>>>
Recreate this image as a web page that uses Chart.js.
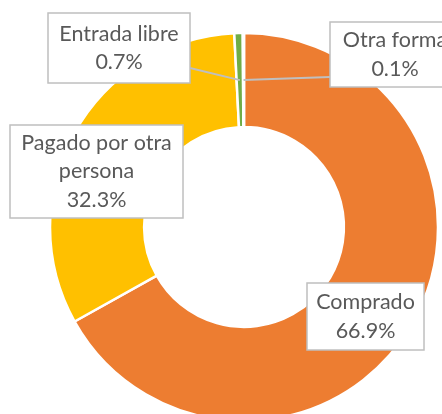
<!DOCTYPE html>
<html>
<head>
<meta charset="utf-8">
<script src="https://cdn.jsdelivr.net/npm/chart.js@4"></script>
<style>
  html, body { margin: 0; padding: 0; background: #fff; overflow: hidden; }
  canvas { display: block; }
</style>
</head>
<body>
<canvas id="donutChart" width="442" height="430"></canvas>
<script>
        const categories = ['Comprado', 'Pagado por otra persona', 'Entrada libre', 'Otra forma'];
        const shares = [66.9, 32.3, 0.7, 0.1];
        const sliceColors = ['#ED7D31', '#FFC000', '#70AD47', '#A5A5A5'];

        // callout boxes: text lines + box rect (layout only)
        const callouts = [
            { lines: ['Comprado'], box: [307, 283, 117, 67], leader: false },
            { lines: ['Pagado por otra', 'persona'], box: [10, 125, 173, 93], leader: false },
            { lines: ['Entrada libre'], box: [48, 13, 142, 70], leader: true, from: [190, 68] },
            { lines: ['Otra forma'], box: [330, 22, 130, 65], leader: true, from: [330, 77] }
        ];

        const calloutPlugin = {
            id: 'callouts',
            afterDatasetsDraw(chart) {
                const ctx = chart.ctx;
                const arcs = chart.getDatasetMeta(0).data;
                ctx.save();
                callouts.forEach((c, i) => {
                    const arc = arcs[i];
                    const [x, y, w, h] = c.box;
                    if (c.leader) {
                        const mid = (arc.startAngle + arc.endAngle) / 2;
                        const r = (arc.innerRadius + arc.outerRadius) / 2;
                        ctx.strokeStyle = '#BFBFBF';
                        ctx.lineWidth = 2;
                        ctx.beginPath();
                        ctx.moveTo(c.from[0], c.from[1]);
                        ctx.lineTo(arc.x + Math.cos(mid) * r, arc.y + Math.sin(mid) * r);
                        ctx.stroke();
                    }
                    ctx.fillStyle = '#ffffff';
                    ctx.fillRect(x, y, w, h);
                    ctx.strokeStyle = '#BFBFBF';
                    ctx.lineWidth = 1.5;
                    ctx.strokeRect(x, y, w, h);

                    const text = c.lines.concat([shares[i].toFixed(1) + '%']);
                    const lineH = 28.5;
                    ctx.fillStyle = '#595959';
                    ctx.font = '21.5px Lato';
                    ctx.textAlign = 'center';
                    ctx.textBaseline = 'middle';
                    const startY = y + h / 2 - (text.length - 1) * lineH / 2;
                    text.forEach((t, k) => ctx.fillText(t, x + w / 2, startY + k * lineH));
                });
                ctx.restore();
            }
        };

        new Chart(document.getElementById('donutChart'), {
            type: 'doughnut',
            data: {
                labels: categories,
                datasets: [{
                    data: shares,
                    backgroundColor: sliceColors,
                    borderColor: '#ffffff',
                    borderWidth: 2.5
                }]
            },
            options: {
                responsive: false,
                animation: false,
                radius: 194,
                cutout: '51.5%',
                layout: { padding: { left: 50, right: 4, top: 33, bottom: 9 } },
                plugins: {
                    legend: { display: false },
                    tooltip: { enabled: false }
                }
            },
            plugins: [calloutPlugin]
        });
</script>
</body>
</html>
<<<
To be done: Using the data above, print every line exactly, omitting pictures.

Response to the task:
Recreate this image as a web page that uses Chart.js.
<!DOCTYPE html>
<html>
<head>
<meta charset="utf-8">
<script src="https://cdn.jsdelivr.net/npm/chart.js@4"></script>
<style>
  html, body { margin: 0; padding: 0; background: #fff; overflow: hidden; }
  canvas { display: block; }
</style>
</head>
<body>
<canvas id="donutChart" width="442" height="430"></canvas>
<script>
        const categories = ['Comprado', 'Pagado por otra persona', 'Entrada libre', 'Otra forma'];
        const shares = [66.9, 32.3, 0.7, 0.1];
        const sliceColors = ['#ED7D31', '#FFC000', '#70AD47', '#A5A5A5'];

        // callout boxes: text lines + box rect (layout only)
        const callouts = [
            { lines: ['Comprado'], box: [307, 283, 117, 67], leader: false },
            { lines: ['Pagado por otra', 'persona'], box: [10, 125, 173, 93], leader: false },
            { lines: ['Entrada libre'], box: [48, 13, 142, 70], leader: true, from: [190, 68] },
            { lines: ['Otra forma'], box: [330, 22, 130, 65], leader: true, from: [330, 77] }
        ];

        const calloutPlugin = {
            id: 'callouts',
            afterDatasetsDraw(chart) {
                const ctx = chart.ctx;
                const arcs = chart.getDatasetMeta(0).data;
                ctx.save();
                callouts.forEach((c, i) => {
                    const arc = arcs[i];
                    const [x, y, w, h] = c.box;
                    if (c.leader) {
                        const mid = (arc.startAngle + arc.endAngle) / 2;
                        const r = (arc.innerRadius + arc.outerRadius) / 2;
                        ctx.strokeStyle = '#BFBFBF';
                        ctx.lineWidth = 2;
                        ctx.beginPath();
                        ctx.moveTo(c.from[0], c.from[1]);
                        ctx.lineTo(arc.x + Math.cos(mid) * r, arc.y + Math.sin(mid) * r);
                        ctx.stroke();
                    }
                    ctx.fillStyle = '#ffffff';
                    ctx.fillRect(x, y, w, h);
                    ctx.strokeStyle = '#BFBFBF';
                    ctx.lineWidth = 1.5;
                    ctx.strokeRect(x, y, w, h);

                    const text = c.lines.concat([shares[i].toFixed(1) + '%']);
                    const lineH = 28.5;
                    ctx.fillStyle = '#595959';
                    ctx.font = '21.5px Lato';
                    ctx.textAlign = 'center';
                    ctx.textBaseline = 'middle';
                    const startY = y + h / 2 - (text.length - 1) * lineH / 2;
                    text.forEach((t, k) => ctx.fillText(t, x + w / 2, startY + k * lineH));
                });
                ctx.restore();
            }
        };

        new Chart(document.getElementById('donutChart'), {
            type: 'doughnut',
            data: {
                labels: categories,
                datasets: [{
                    data: shares,
                    backgroundColor: sliceColors,
                    borderColor: '#ffffff',
                    borderWidth: 2.5
                }]
            },
            options: {
                responsive: false,
                animation: false,
                radius: 194,
                cutout: '51.5%',
                layout: { padding: { left: 50, right: 4, top: 33, bottom: 9 } },
                plugins: {
                    legend: { display: false },
                    tooltip: { enabled: false }
                }
            },
            plugins: [calloutPlugin]
        });
</script>
</body>
</html>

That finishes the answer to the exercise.